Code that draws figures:
◆ ◆ ◆ ◆

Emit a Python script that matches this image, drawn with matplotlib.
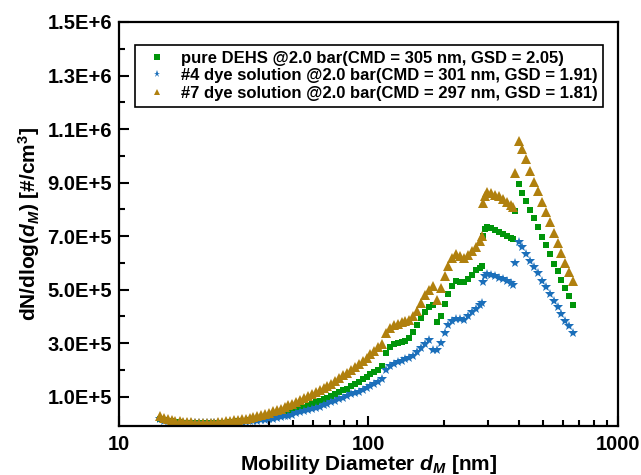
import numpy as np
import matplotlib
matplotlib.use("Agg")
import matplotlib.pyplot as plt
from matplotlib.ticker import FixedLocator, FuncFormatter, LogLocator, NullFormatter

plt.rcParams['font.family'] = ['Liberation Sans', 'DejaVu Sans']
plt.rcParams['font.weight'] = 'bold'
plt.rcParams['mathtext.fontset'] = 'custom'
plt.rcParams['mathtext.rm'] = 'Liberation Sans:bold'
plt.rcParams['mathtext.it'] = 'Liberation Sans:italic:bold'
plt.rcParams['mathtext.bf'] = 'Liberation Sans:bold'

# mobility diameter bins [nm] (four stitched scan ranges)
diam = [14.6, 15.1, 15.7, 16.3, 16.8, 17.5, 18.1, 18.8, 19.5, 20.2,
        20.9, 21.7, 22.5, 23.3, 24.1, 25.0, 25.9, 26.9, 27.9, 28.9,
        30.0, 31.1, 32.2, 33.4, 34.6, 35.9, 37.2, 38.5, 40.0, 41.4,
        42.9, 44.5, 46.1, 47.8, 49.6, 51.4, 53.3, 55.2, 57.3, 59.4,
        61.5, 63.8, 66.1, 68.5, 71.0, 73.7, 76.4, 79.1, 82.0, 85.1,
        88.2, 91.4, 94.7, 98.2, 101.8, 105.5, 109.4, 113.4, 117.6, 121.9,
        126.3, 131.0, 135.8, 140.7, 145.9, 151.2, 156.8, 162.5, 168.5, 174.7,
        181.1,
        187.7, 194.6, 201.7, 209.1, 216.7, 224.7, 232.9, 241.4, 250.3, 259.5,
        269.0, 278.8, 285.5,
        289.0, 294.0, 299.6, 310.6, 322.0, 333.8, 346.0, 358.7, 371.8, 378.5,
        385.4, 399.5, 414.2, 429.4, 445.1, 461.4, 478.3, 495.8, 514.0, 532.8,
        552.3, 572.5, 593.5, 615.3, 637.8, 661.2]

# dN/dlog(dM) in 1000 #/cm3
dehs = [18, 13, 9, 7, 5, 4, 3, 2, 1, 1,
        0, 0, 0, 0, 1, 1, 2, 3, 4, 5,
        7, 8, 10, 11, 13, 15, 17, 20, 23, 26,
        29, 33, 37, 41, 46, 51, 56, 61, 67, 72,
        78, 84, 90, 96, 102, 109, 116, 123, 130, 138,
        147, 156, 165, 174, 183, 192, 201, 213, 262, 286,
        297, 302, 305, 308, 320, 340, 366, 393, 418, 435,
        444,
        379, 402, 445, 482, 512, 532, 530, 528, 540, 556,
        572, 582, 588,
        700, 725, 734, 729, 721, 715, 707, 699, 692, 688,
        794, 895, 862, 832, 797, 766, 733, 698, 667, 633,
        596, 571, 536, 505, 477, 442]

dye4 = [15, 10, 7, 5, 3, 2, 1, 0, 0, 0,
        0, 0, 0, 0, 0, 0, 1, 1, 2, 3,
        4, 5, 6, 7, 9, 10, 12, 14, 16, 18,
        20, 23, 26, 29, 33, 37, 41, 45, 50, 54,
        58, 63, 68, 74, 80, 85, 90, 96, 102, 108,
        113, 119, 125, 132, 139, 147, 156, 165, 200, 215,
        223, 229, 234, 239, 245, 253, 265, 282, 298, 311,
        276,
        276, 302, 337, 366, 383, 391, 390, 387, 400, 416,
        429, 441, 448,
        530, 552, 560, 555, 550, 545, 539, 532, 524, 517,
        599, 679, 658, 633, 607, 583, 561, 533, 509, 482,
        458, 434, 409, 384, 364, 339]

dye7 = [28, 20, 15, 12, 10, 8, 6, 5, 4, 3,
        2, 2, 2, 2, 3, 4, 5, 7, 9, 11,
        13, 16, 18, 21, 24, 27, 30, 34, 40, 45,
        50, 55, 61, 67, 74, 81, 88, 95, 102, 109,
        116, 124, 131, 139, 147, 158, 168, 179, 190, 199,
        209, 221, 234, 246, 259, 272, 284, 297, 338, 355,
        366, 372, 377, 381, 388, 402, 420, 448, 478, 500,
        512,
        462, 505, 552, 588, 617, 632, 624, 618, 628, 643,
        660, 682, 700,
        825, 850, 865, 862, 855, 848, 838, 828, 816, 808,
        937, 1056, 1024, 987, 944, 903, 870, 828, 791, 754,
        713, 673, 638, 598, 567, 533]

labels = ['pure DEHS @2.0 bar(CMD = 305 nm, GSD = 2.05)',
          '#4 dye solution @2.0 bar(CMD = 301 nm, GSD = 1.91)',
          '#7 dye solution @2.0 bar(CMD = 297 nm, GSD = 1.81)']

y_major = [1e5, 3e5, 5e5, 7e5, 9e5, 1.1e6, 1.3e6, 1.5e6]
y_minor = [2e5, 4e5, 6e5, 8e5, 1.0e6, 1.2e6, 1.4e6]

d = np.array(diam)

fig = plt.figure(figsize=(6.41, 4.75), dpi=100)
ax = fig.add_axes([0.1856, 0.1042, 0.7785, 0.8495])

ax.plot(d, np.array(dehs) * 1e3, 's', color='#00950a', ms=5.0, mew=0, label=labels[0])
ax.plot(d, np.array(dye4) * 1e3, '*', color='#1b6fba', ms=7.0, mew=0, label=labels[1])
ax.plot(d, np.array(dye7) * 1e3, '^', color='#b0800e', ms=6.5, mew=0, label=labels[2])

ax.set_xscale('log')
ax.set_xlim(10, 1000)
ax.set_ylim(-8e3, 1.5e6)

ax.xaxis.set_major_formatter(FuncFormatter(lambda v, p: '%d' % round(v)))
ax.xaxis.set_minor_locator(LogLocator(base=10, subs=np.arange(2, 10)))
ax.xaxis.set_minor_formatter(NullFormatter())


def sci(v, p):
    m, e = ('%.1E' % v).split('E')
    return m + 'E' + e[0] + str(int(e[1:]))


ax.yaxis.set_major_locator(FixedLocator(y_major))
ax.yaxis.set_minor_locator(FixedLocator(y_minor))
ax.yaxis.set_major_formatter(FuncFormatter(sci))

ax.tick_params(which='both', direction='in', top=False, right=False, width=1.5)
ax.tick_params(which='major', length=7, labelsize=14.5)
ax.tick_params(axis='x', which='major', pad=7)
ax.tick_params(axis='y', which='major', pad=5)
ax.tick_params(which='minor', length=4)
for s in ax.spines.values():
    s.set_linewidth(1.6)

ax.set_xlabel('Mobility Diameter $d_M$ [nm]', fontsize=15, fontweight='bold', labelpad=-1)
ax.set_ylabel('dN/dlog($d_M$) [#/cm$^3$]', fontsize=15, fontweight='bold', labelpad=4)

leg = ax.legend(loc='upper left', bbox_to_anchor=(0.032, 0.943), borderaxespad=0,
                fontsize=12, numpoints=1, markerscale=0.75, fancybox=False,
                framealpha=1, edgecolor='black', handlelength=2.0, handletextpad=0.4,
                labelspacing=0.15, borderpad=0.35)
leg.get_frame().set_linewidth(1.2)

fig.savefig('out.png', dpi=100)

◆ ◆ ◆ ◆

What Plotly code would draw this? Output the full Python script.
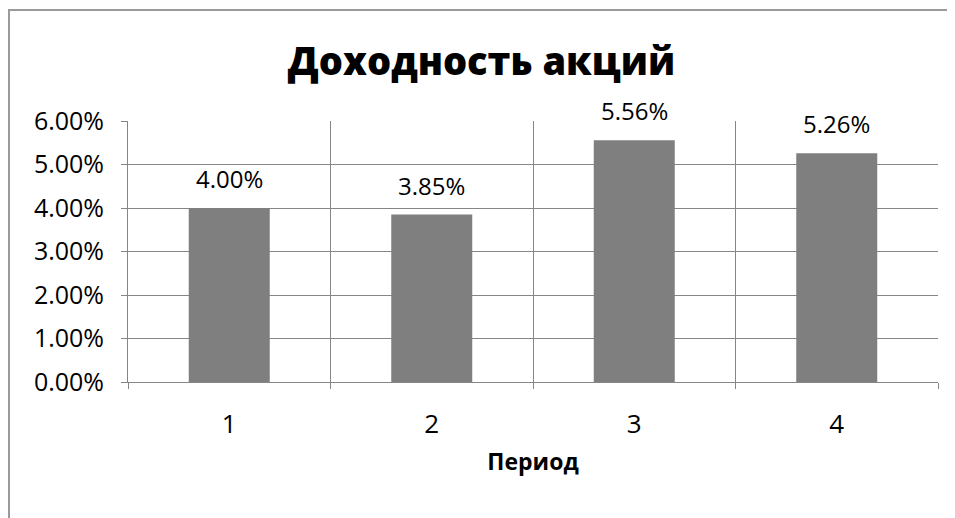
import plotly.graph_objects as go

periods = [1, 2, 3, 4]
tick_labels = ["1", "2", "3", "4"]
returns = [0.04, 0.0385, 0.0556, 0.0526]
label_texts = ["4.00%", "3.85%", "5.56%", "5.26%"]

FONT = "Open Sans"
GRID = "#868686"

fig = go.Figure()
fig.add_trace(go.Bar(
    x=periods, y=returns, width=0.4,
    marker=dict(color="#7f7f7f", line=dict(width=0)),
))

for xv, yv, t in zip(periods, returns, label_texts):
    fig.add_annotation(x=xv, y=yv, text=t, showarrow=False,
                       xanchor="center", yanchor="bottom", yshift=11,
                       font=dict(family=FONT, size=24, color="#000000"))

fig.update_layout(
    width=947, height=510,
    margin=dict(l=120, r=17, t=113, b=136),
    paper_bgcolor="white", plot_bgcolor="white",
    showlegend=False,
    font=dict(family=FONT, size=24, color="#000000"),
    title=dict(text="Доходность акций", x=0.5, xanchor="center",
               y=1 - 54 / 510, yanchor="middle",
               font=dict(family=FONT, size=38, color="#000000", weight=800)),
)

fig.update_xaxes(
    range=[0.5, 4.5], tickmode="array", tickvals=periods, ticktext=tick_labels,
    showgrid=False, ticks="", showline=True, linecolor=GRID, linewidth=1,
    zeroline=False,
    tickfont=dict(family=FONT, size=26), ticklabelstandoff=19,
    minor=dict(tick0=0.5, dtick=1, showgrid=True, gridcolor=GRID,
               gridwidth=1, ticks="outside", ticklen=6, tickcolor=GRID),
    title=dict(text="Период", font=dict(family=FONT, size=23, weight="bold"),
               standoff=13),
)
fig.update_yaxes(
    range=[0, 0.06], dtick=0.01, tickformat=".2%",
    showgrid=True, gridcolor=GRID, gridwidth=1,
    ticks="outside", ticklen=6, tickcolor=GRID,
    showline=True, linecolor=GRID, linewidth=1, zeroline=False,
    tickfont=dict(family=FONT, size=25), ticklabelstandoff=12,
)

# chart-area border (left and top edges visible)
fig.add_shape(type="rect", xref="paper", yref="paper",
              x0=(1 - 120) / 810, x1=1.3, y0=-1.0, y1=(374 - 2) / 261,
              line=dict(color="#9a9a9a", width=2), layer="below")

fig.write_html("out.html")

◆ ◆ ◆ ◆

Task objective: Print exactly what appears from the line holding "Emit a Python" down to the line holding "plt.rcParams['mathtext.bf'] = 'Liberation", both ends kept, leaving out the pictures.

Response to this exercise:
Emit a Python script that matches this image, drawn with matplotlib.
import numpy as np
import matplotlib
matplotlib.use("Agg")
import matplotlib.pyplot as plt
from matplotlib.ticker import FixedLocator, FuncFormatter, LogLocator, NullFormatter

plt.rcParams['font.family'] = ['Liberation Sans', 'DejaVu Sans']
plt.rcParams['font.weight'] = 'bold'
plt.rcParams['mathtext.fontset'] = 'custom'
plt.rcParams['mathtext.rm'] = 'Liberation Sans:bold'
plt.rcParams['mathtext.it'] = 'Liberation Sans:italic:bold'
plt.rcParams['mathtext.bf'] = 'Liberation Sans:bold'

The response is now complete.